Every time Mayda comes over she tells me stories about her dad and all the places they’ve lived, and she tells me how she imagines her mom, the lost photographer with a new family. And I tell Mayda Big Mouth stories about ... me.
I told her how Auntie Moo found me eating lizards when the circus camp was burning like a bonfire. I told her how the leftover kids arrived, one by one, and how I had the very important job of being the brave leader. I told her about us walking down to the market every week, even though we didn’t have money to buy anything, and about George and me riding away in the Chevy taxi. I told her most of Old Lady Suri’s stories, too, even though so many of them weren’t exactly true. The best one was about my mama and dad, my circus people.
“That one’s a nice story, Betti,” Mayda said one day. “And who knows?” She shrugged. “Maybe it’s true.”
Mayda understands a lot.
At my birthday party she was supposed to be the Animal Trainer, so she tried to get Rooney to jump over a swing on the swing set. But Rooney smiled at her and drooled. Then Mayda tried to get Puddles to jump through a plastic hoop, but Puddles just licked Mayda’s shoes. Mayda sighed as she took her bow, and Rooney lifted his leg and peed on Mrs. Buckworth’s flowers.

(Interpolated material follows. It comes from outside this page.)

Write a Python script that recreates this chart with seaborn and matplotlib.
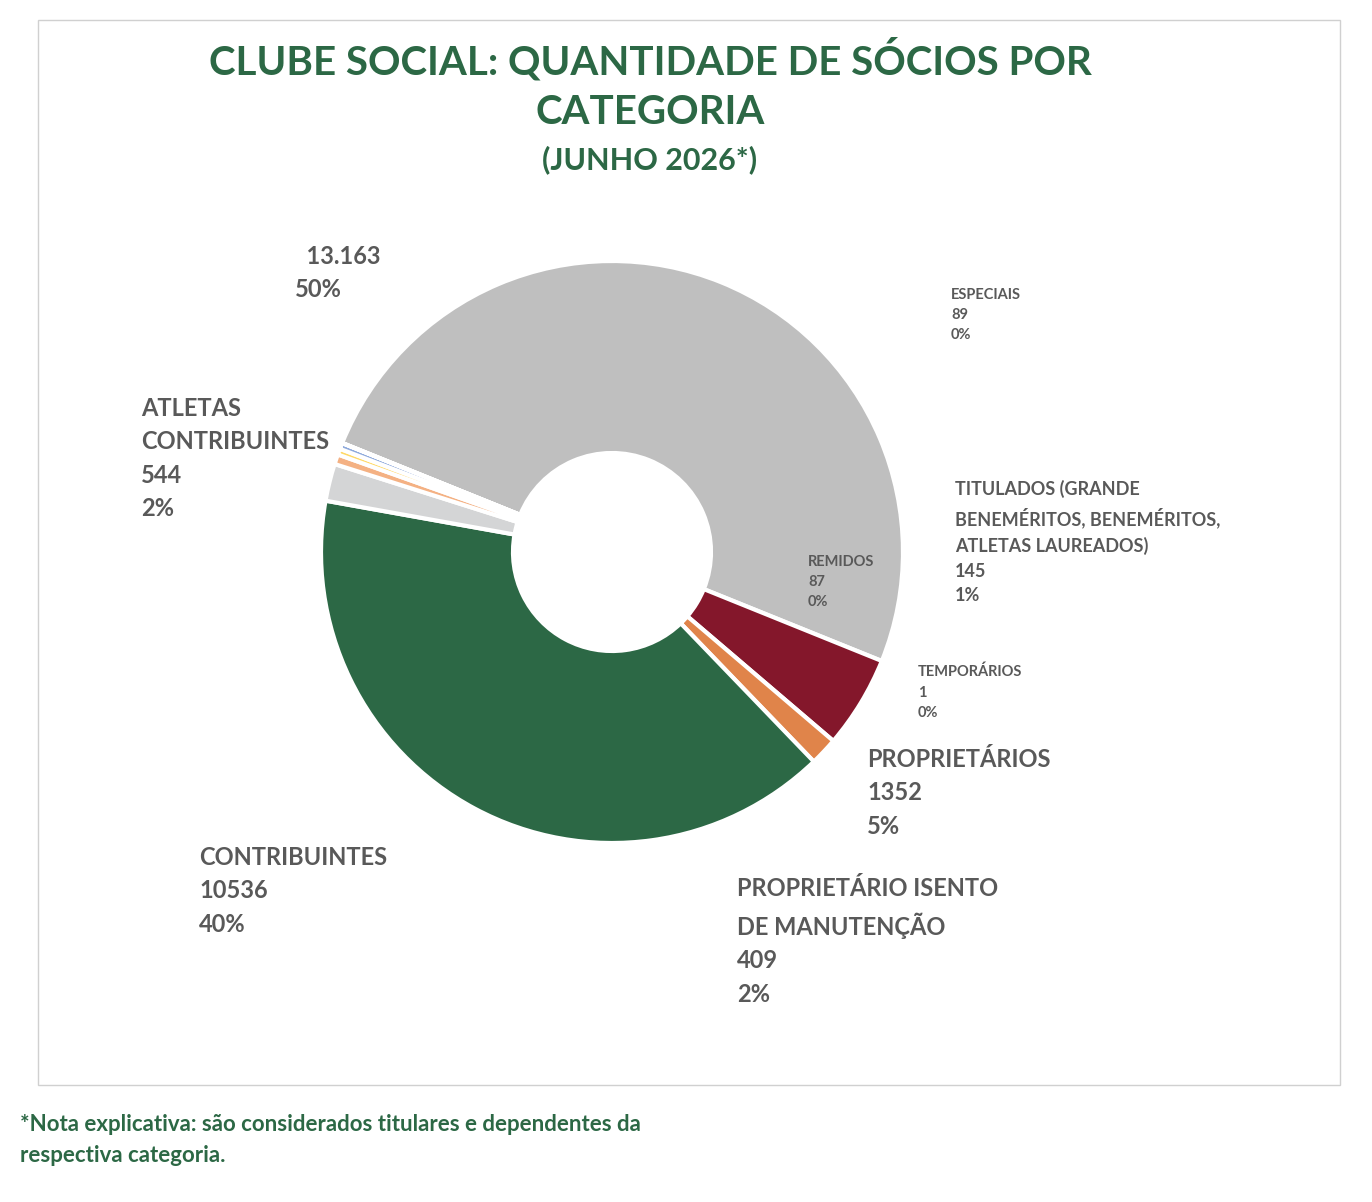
import matplotlib
matplotlib.use("Agg")
import matplotlib.pyplot as plt
import seaborn as sns
from matplotlib.patches import Rectangle

sns.set_theme(style="white")
plt.rcParams['font.family'] = ['Lato', 'DejaVu Sans']

categories = ["", "PROPRIETÁRIOS", "PROPRIETÁRIO ISENTO\nDE MANUTENÇÃO", "CONTRIBUINTES",
              "ATLETAS\nCONTRIBUINTES", "TITULADOS (GRANDE\nBENEMÉRITOS, BENEMÉRITOS,\nATLETAS LAUREADOS)",
              "REMIDOS", "ESPECIAIS", "TEMPORÁRIOS"]
values = [13163, 1352, 409, 10536, 544, 145, 87, 89, 1]
value_labels = ["13.163", "1352", "409", "10536", "544", "145", "87", "89", "1"]
pct_labels = ["50%", "5%", "2%", "40%", "2%", "1%", "0%", "0%", "0%"]
colors = ["#BFBFBF", "#84172B", "#E0844A", "#2C6845", "#D4D5D6", "#F4B183", "#FFD966", "#8FAADC", "#A5A5A5"]

fig = plt.figure(figsize=(13.72, 12.02), dpi=100)
W, H = 1372, 1202
fig.patches.append(Rectangle((38 / W, 1 - 1085 / H), (1340 - 38) / W, (1085 - 20) / H,
                             transform=fig.transFigure, fill=False, edgecolor="#D0D0D0", lw=1))

cx, cy, half = 612, 552, 300
ax = fig.add_axes([(cx - half) / W, (H - cy - half) / H, 2 * half / W, 2 * half / H])
ax.pie(values, colors=colors, startangle=158, counterclock=False, radius=0.97,
       wedgeprops=dict(width=0.64, edgecolor="white", linewidth=3))
ax.set_xlim(-1, 1); ax.set_ylim(-1, 1); ax.set_aspect("equal"); ax.axis("off")

green = "#2C6845"
grey = "#595959"
fig.text(650 / W, 1 - 60 / H, "CLUBE SOCIAL: QUANTIDADE DE SÓCIOS POR", ha="center", va="center",
         fontsize=29, fontweight="bold", color=green)
fig.text(650 / W, 1 - 112 / H, "CATEGORIA", ha="center", va="center", fontsize=29, fontweight="bold", color=green)
fig.text(650 / W, 1 - 160 / H, "(JUNHO 2026*)", ha="center", va="center", fontsize=22, fontweight="bold", color=green)

# label positions (top-left anchor, pixels) and sizes
label_pos = [(295, 245, 17), (867, 748, 17), (737, 877, 17), (199, 846, 17), (141, 397, 17),
             (955, 480, 13), (808, 555, 10.5), (951, 288, 10.5), (918, 665, 10.5)]
for cat, v, p, (x, y, fs) in zip(categories, value_labels, pct_labels, label_pos):
    txt = (cat + "\n" if cat else "") + v + "\n" + p
    if not cat:
        txt = "  " + v + "\n" + p
    fig.text(x / W, 1 - y / H, txt, ha="left", va="top", fontsize=fs, fontweight="bold",
             color=grey, linespacing=1.55)

fig.text(20 / W, 1 - 1140 / H, "*Nota explicativa: são considerados titulares e dependentes da\nrespectiva categoria.",
         ha="left", va="center", fontsize=16, fontweight="bold", color=green, linespacing=1.6)
fig.savefig("out.png", dpi=100)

Lucy was next. Mrs. Buckworth let her wear eye makeup because it was a special day. Lucy decided her act would be a Famous Puppet Show. She made all of her freak dolls, with teeny-tiny puppet heads, bounce up and down with different voices. Jessie Lynn still wasn’t married because Ramon liked Roller Derby Tina better. Lucy’s puppet show really didn’t make any sense, but she had quite a talent with her Big Mouth.
I, of course, got to be the special final act. I got to walk on my high wire line in the sky. Actually, the line Mr. Buckworth made was wider than both of my feet, and lower than Lucy’s knees. It was a board. Hardly anyone could fall off Mr. Buckworth’s fat board, not even me.